About the book…

Stephen Graham Jones returns with ‘Night Of The Mannequins’, a contemporary horror story where a teen prank goes very wrong and all hell breaks loose: is there a supernatural cause, a psychopath on the loose, or both?

A Tor Original novella, available in e-book , audiobook or paperback, and boy I was not ready for this!
Stephen Graham Jones is truly a chameleon-esque writer who can change his art from to fit the brief he is given-whether it is a short story, a novella , or a full blown novel, his plotting and characterisation, always snugly inhabits that space. Like a mummy filling their bandages, a killing rage slotted inside a zombie’s ever decomposing carcass, he is  a consummate professional of his craft.

In this novella, you have a first person narrator, Sawyer, telling you the tale of what happened the night of the mannequin. What looks, ostensibly like a slasher story of a mannequin on a rampage, quickly becomes so much more than that.

It is a coming of age tale, a cinematic conceit which puts you in the front row of the ensuing carnage, a motif used to explain that odd sense of dislocation between leaving school, and being recognised in the eyes of society as a grown up. And Manny, the recovered mannequin, is emblematic of this process. He is a found object, recovered from a pond, a companion through summer days, dressed up in the clothes of Sawyer, and his gang’s parents clothes. But when the summer days are gone, and they have to navigate that final step, one last prank is on the cards, a night at the cinema where one of their number, Shanna, works. After sneaking them into a movie without paying, Shanna’s boss is riding her hard, as the ex-boyfriend of Shanna’s mother, he has employed her to earn enough money to compensate her parents for their last prank.

”Maybe this is how it happens after high school,right? Or even on the ramp up to high school being over. You just drift away, and then it gets easier not to call, and then you forget the number, and then you see your old friend in line for the movie or whatever and you let your eyes keep moving, because it is going to be awkward now.”

So they break Manny up into cartable pieces, take him into the cinema, paying for tickets this time, and re-assemble Manny in the front row, besides themselves with glee at the sheer terror this will give the unsuspecting manager.

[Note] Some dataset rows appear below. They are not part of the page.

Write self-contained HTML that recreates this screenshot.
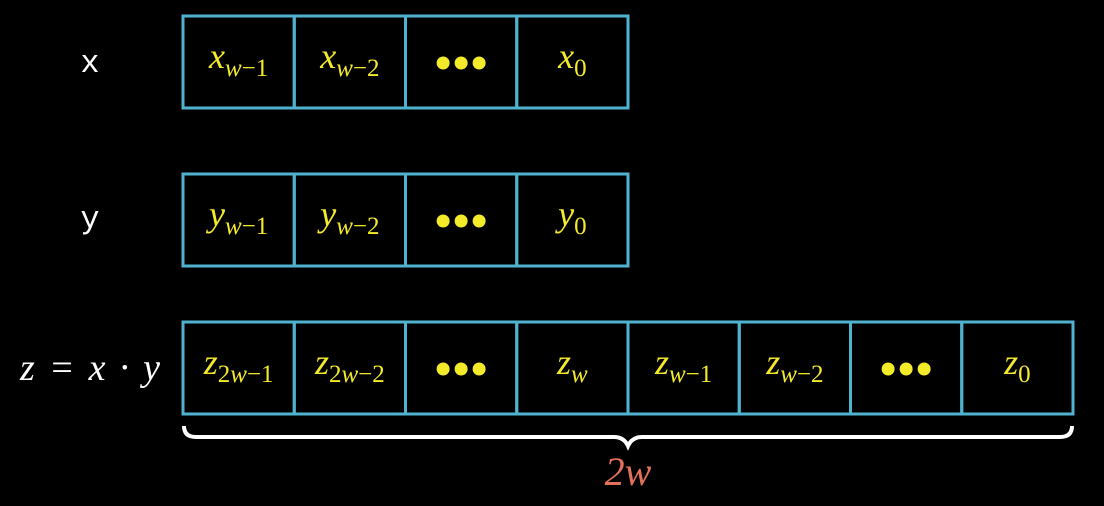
<!DOCTYPE html>
<html><head><meta charset="utf-8"><style>
html,body{margin:0;padding:0;background:#000;width:1104px;height:506px;overflow:hidden}
svg{display:block}
.t{font-family:"Liberation Serif",serif;font-style:italic;fill:#f3ea2a}
.l{fill:#fff}
.mono{font-family:"Liberation Mono","DejaVu Sans Mono",monospace}
</style></head><body>
<svg width="1104" height="506" viewBox="0 0 1104 506">
<g id="rows"></g>
<text x="90" y="72" class="l mono" font-size="32" text-anchor="middle">x</text>
<text x="90" y="228" class="l mono" font-size="32" text-anchor="middle">y</text>
<text x="90" y="380" class="l" font-family="Liberation Serif,serif" font-style="italic" font-size="38" text-anchor="middle" textLength="140">z = x · y</text>
<path d="M184,426 Q184,437 196,437 L614,437 Q624,437 628,446 Q632,437 642,437 L1060,437 Q1072,437 1072,426" fill="none" stroke="#fff" stroke-width="4"/>
<text x="628" y="485" font-family="Liberation Serif,serif" font-style="italic" font-size="40" fill="#e3705b" text-anchor="middle">2w</text>
</svg>
<script>
const rowNames=['x','y','z'];
const rowTops=[16,174,322];
const cells=[
 [['x','w','−1'],['x','w','−2'],null,['x','','0']],
 [['y','w','−1'],['y','w','−2'],null,['y','','0']],
 [['z','2w','−1'],['z','2w','−2'],null,['z','w',''],['z','w','−1'],['z','w','−2'],null,['z','','0']]
];
const NS='http://www.w3.org/2000/svg';
const g=document.getElementById('rows');
const x0=183,cw=111.25,h=92;
function mk(t,a){const e=document.createElementNS(NS,t);for(const k in a)e.setAttribute(k,a[k]);return e;}
cells.forEach((row,r)=>{
 const top=rowTops[r];
 const grp=mk('g',{});
 
 
 g.appendChild(grp);
 row.forEach((c,i)=>{
  const x=x0+i*cw;
  const rect=mk('rect',{x:x,y:top,width:cw,height:h,fill:'none',stroke:'#4fb3d0','stroke-width':3});
  
  
  grp.appendChild(rect);
  const cx=x+cw/2,cy=top+h/2;
  if(c===null){
   for(let k=-1;k<=1;k++){
    const d=mk('circle',{cx:cx+k*18,cy:cy+1,r:6.5,fill:'#f3ea2a'});
    
    
    grp.appendChild(d);
   }
  } else {
   const t=mk('text',{x:cx,y:cy+6,'class':'t','font-size':36,'text-anchor':'middle'});
   
   
   const a=mk('tspan',{});a.textContent=c[0];
   t.appendChild(a);
   // subscript: digits upright, w italic
   const sub=c[1]+c[2];
   let first=true;
   for(const ch of sub){
    const attrs={'font-size':25,'font-style':ch==='w'?'italic':'normal'};
    if(first){attrs.dy=8;first=false;}
    const s=mk('tspan',attrs);s.textContent=ch;t.appendChild(s);
   }
   grp.appendChild(t);
  }
 });
});
</script>
</body></html>
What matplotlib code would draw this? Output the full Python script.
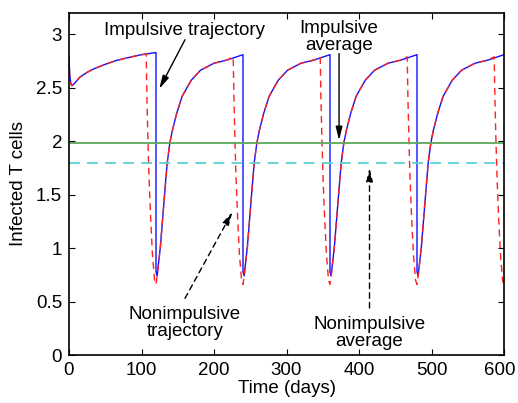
import numpy as np
import matplotlib.pyplot as plt
import matplotlib.transforms as mtransforms

# impulsive trajectory (blue, solid)
blue_t = [0, 1, 2.5, 4, 6, 10, 15, 25, 35, 50, 65, 80, 100, 120,
          120, 121.5, 123.5, 126, 133.5, 135.5, 139, 142.5, 148.5, 156, 168.5, 181.5, 200, 218, 240,
          240, 241.5, 243.5, 246, 253.5, 255.5, 259, 262.5, 268.5, 276, 288.5, 301.5, 320, 338, 360,
          360, 361.5, 363.5, 366, 373.5, 375.5, 379, 382.5, 388.5, 396, 408.5, 421.5, 440, 458, 480,
          480, 481.5, 483.5, 486, 493.5, 495.5, 499, 502.5, 508.5, 516, 528.5, 541.5, 560, 578, 600]
blue_v = [2.78, 2.62, 2.54, 2.52, 2.53, 2.56, 2.60, 2.645, 2.68, 2.72, 2.755, 2.78, 2.81, 2.83,
          0.78, 0.74, 0.86, 1.01, 1.64, 1.80, 1.98, 2.10, 2.26, 2.42, 2.57, 2.665, 2.73, 2.76, 2.81,
          0.78, 0.74, 0.86, 1.01, 1.64, 1.80, 1.98, 2.10, 2.26, 2.42, 2.57, 2.665, 2.73, 2.76, 2.81,
          0.78, 0.74, 0.86, 1.01, 1.64, 1.80, 1.98, 2.10, 2.26, 2.42, 2.57, 2.665, 2.73, 2.76, 2.81,
          0.78, 0.74, 0.86, 1.01, 1.64, 1.80, 1.98, 2.10, 2.26, 2.42, 2.57, 2.665, 2.73, 2.76, 2.81]

# nonimpulsive trajectory (red, dashed)
red_t = [0, 1, 2.5, 4, 6, 10, 15, 25, 35, 50, 65, 80, 100, 106.5,
         107.5, 109, 110.5, 112.5, 115, 118, 120, 122, 126, 133.5, 135.5, 139, 142.5, 148.5, 156,
         168.5, 181.5, 200, 218, 226.5,
         227.5, 229, 230.5, 232.5, 235, 238, 240, 242, 246, 253.5, 255.5, 259, 262.5, 268.5, 276,
         288.5, 301.5, 320, 338, 346.5,
         347.5, 349, 350.5, 352.5, 355, 358, 360, 362, 366, 373.5, 375.5, 379, 382.5, 388.5, 396,
         408.5, 421.5, 440, 458, 466.5,
         467.5, 469, 470.5, 472.5, 475, 478, 480, 482, 486, 493.5, 495.5, 499, 502.5, 508.5, 516,
         528.5, 541.5, 560, 578, 586.5,
         587.5, 589, 590.5, 592.5, 595, 598, 600]
red_v = [2.78, 2.62, 2.54, 2.52, 2.53, 2.56, 2.60, 2.645, 2.68, 2.72, 2.755, 2.78, 2.81, 2.815,
         2.40, 1.98, 1.64, 1.30, 0.95, 0.70, 0.66, 0.76, 1.01, 1.64, 1.80, 1.98, 2.10, 2.26, 2.42,
         2.57, 2.665, 2.73, 2.76, 2.79,
         2.40, 1.98, 1.64, 1.30, 0.95, 0.70, 0.66, 0.76, 1.01, 1.64, 1.80, 1.98, 2.10, 2.26, 2.42,
         2.57, 2.665, 2.73, 2.76, 2.79,
         2.40, 1.98, 1.64, 1.30, 0.95, 0.70, 0.66, 0.76, 1.01, 1.64, 1.80, 1.98, 2.10, 2.26, 2.42,
         2.57, 2.665, 2.73, 2.76, 2.79,
         2.40, 1.98, 1.64, 1.30, 0.95, 0.70, 0.66, 0.76, 1.01, 1.64, 1.80, 1.98, 2.10, 2.26, 2.42,
         2.57, 2.665, 2.73, 2.76, 2.79,
         2.40, 1.98, 1.64, 1.30, 0.95, 0.70, 0.66]

impulsive_avg = 1.98
nonimpulsive_avg = 1.80

x_ticks = [0, 100, 200, 300, 400, 500, 600]
y_ticks = [0, 0.5, 1, 1.5, 2, 2.5, 3]
y_tick_labels = ['0', '0.5', '1', '1.5', '2', '2.5', '3']

plt.rcParams['font.family'] = ['Liberation Sans', 'DejaVu Sans']

fig = plt.figure(figsize=(5.18, 4.03), dpi=100)
ax = fig.add_axes([69 / 518, 48 / 403, 435 / 518, 342 / 403])

ax.plot(blue_t, blue_v, color='#1010ff', lw=1.0)
ax.plot(red_t, red_v, color='#ff2020', lw=1.0, dashes=(5, 3.5))
ax.axhline(impulsive_avg, color='#5aa85a', lw=1.3)
ax.axhline(nonimpulsive_avg, color='#5cd0d0', lw=1.3, dashes=(6, 4))

ax.set_xlim(0, 600)
ax.set_ylim(0, 3.2)
ax.set_xticks(x_ticks)
ax.set_yticks(y_ticks)
ax.set_yticklabels(y_tick_labels)
ax.tick_params(direction='in', top=True, right=True, length=4, width=0.8,
               labelsize=13.5, pad=5)
for s in ax.spines.values():
    s.set_linewidth(1.2)

# keep the last x tick label inside the figure
last = ax.get_xticklabels()[-1]
last.set_transform(last.get_transform() +
                   mtransforms.ScaledTranslation(-4 / 100, 0, fig.dpi_scale_trans))

ax.set_xlabel('Time (days)', fontsize=13.5, labelpad=1)
ax.set_ylabel('Infected T cells', fontsize=13.5, labelpad=6)

solid = dict(arrowstyle='-|>,head_length=0.8,head_width=0.2', color='black', lw=1.0,
             shrinkA=0, shrinkB=0)
dashed = dict(solid, linestyle=(0, (4, 3)))

ax.text(160, 3.04, 'Impulsive trajectory', ha='center', va='center', fontsize=13.5)
ax.annotate('', xy=(124.5, 2.49), xytext=(160, 2.95), arrowprops=solid)
ax.text(372.5, 2.98, 'Impulsive\naverage', ha='center', va='center', fontsize=13.5,
        linespacing=1.0)
ax.annotate('', xy=(372.5, 2.01), xytext=(372.5, 2.82), arrowprops=solid)
ax.text(160, 0.30, 'Nonimpulsive\ntrajectory', ha='center', va='center', fontsize=13.5,
        linespacing=1.0)
ax.annotate('', xy=(225.5, 1.34), xytext=(160, 0.53), arrowprops=dashed)
ax.text(414.5, 0.21, 'Nonimpulsive\naverage', ha='center', va='center', fontsize=13.5,
        linespacing=1.0)
ax.annotate('', xy=(414.5, 1.75), xytext=(414.5, 0.44), arrowprops=dashed)

fig.savefig('out.png', dpi=100)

Except, of course, the joke is on the kids.

I really don’t want to spoil why, or how, suffice it to say that as with the synopsis of this tale, appearances are deceptive. The mannequin can be dressed up any which way you like, but, in the end, he has to conform to the shape in which his owner poses his. He has no autonomy, no get out clause, he is what he is.

I really enjoyed the way that reading the book felt like being told a tale by one of my own teens. Sitting here, writing this after she has gone out to get supplies with her dad, I feel a familiar exhaustion bought on by the onslaught of her re-capping her day in school. Graham Jones has this down pat, including the rhetorical questions, which I can hear in that particular way which is quintessentially a teen-speak thing.

Sawyer (I am not sure, more learned readers may say if this is based on ‘Tom Sawyer’, adding a layer of textual richness to the tale) notes that the mannequin skin tone doesn’t even come close to matching his own. It made me think back to an article which I read last year, about non-Caucasian skin tone plasters, and I had never, ever realised that plasters were designed to blend in to Caucasian skin. Apart from feeling embarrassed at not knowing that, and outraged, it had never occurred to me as I am literally vampire-esque in skin tone so they always stuck out . Anyhow, when you start to think about it, when do you see non-Caucasian mannequins?

Being huge nerds, we are always secretly thrilled by the way Doctor Who was filmed in, and around, South Wales. The autons from initial episode, ‘Rose’ were placed in shops we know very well, and whilst you jokingly mention, ‘Don’t turn your back on the dummies, they may be autons!’

A) You never know, they really might be and

B) The blank features of these dummies, the lack of expression, the lack of movement is very , very scary.

As humans we are used to using our flight or fright mechanism in order to assess levels of danger and in those faces, there is nothing to read, nothing to show intent, no way of bargaining. And this is what is so very clever here, the march of the mannequin is inevitable, the face shown to the world lacks any humanity, it is smooth, featureless, white and non-negotiable. It could be at once anyone, or no-one. And as Sawyer’s friends start dying, and Manny takes on a life of his own, the gap between being your own person and freefalling into an adulthood for which he and his friends are woefully unprepared, feels like an abyss.

Suffice to say, I may have had too much coffee and over thought this story, a lot, but it really impacted on  me, as does pretty much most everything I have read by this author to date.

About the author…

Stephen Graham Jones is the author of fifteen novels and six collections. He really likes werewolves and slashers. Favorite novels change daily, but ‘Valis’ and ‘Love Medicine’ and ‘Lonesome Dove’ and ‘It’ and ‘The Things They Carried’ are all usually up there somewhere. Stephen lives in Boulder, Colorado. It’s a big change from the West Texas he grew up in.

He’s married with a couple kids, and probably one too many trucks.